Saturday, November 13, 2004

Soldiers Tried in Civilian Courts for Combat Action

It seems an interesting trend has occurred in the European military. Maybe with the advent of the International Criminal Court or something, all of the enlightened have now decided that their soldiers are subject to civilian law of the land as citizens of that land, even if that soldier is in combat.

I just read this story at Blackfive about a British soldier who is on trial in the civilian courts for murder because he shot an Iraqi man in Iraq while manning his post. According to the article, the military investigation cleared him, but the Crown Prosecution Service has decided to open up their own investigation and charged the soldier accordingly. On top of which, it seems the entire military establishment has shut up and left this kid to hang.

Go read it and then we can discuss.

My personal opinion? What the hell is a civilian court getting involved with something that would be handled under the military code of justice which should be protecting these men and women? What will happen to their military if this sort of precedent is set? How many of their men and women will die because they are afraid to act in case they will be charged with murder? And it ain't just the Brits. The Dutch have done it recently as well. Fortunately, both of the dutch soldiers were found "not guilty", but I still think it is a travesty.

Got an opinion?

4 comments:

Bellicose Woman said...

I'm afraid my opinion of that sort of $&#*%! is not to be repeated in polite company.

Jason Rubenstein said...

Hell, my opinion isn't repeatable in impolite company!!

The obvious makes itself glaringly clear: why have a military code of justice if it will be second-guessed or trumped in the civilian courts?!?!?

Reason defied, yet again.

Cigarette Smoking Man from the X-Files said...

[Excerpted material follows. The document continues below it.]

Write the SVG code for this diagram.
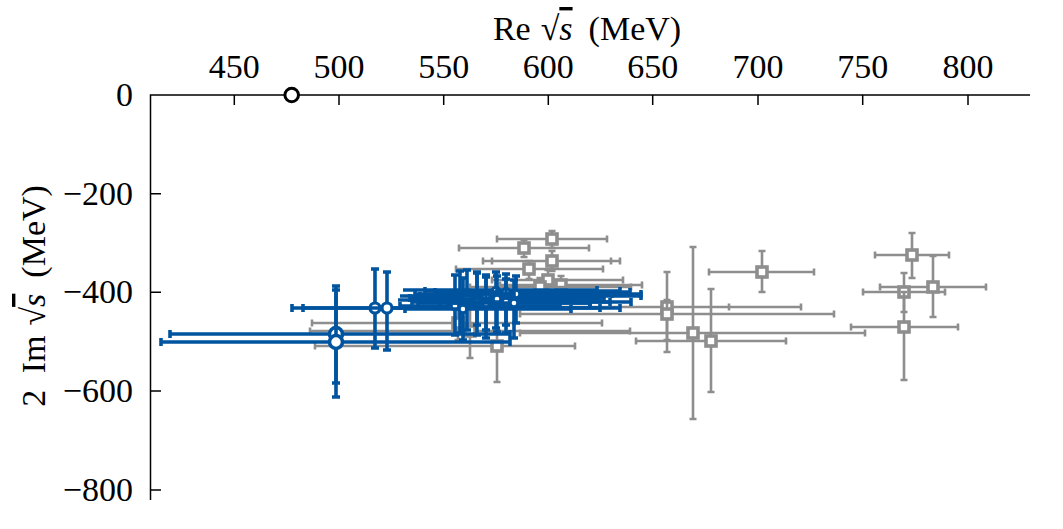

This is a political phenomenon. The ignorant and disgusting civilian mobs of Europe have been unable to prevail upon their governments to abandon Iraq, and so their new avenue of approach at eroding their nations' efforts is to drag their soldiers into civil lynchings in any case where the military found the defendants not guilty. What they forgot to do, though, was to twist their civilian justice system into a travesty, because finding the same facts as the military justice system, the civilian courts found them not guilty as well. Go figure.

Facts are facts, and the key thing to scrutinize is whether a nation's court system will respect that or not. If not, they are deserving of third world status. If so, there is nothing to fear from insipid episodes of "double jeopardy" inherent in dual justice systems, other than time and energy squandered to vent political hysteria as if barking at the moon.

Tom said...

It is said about this country that there is a growing distance between the civilian and the military, in that the former less and less understand the latter. It would appear that this is the case even more with regards to Europe.

The worst part is that I'm sure there are some in the U.S. who'll be saying that we need to do the same here.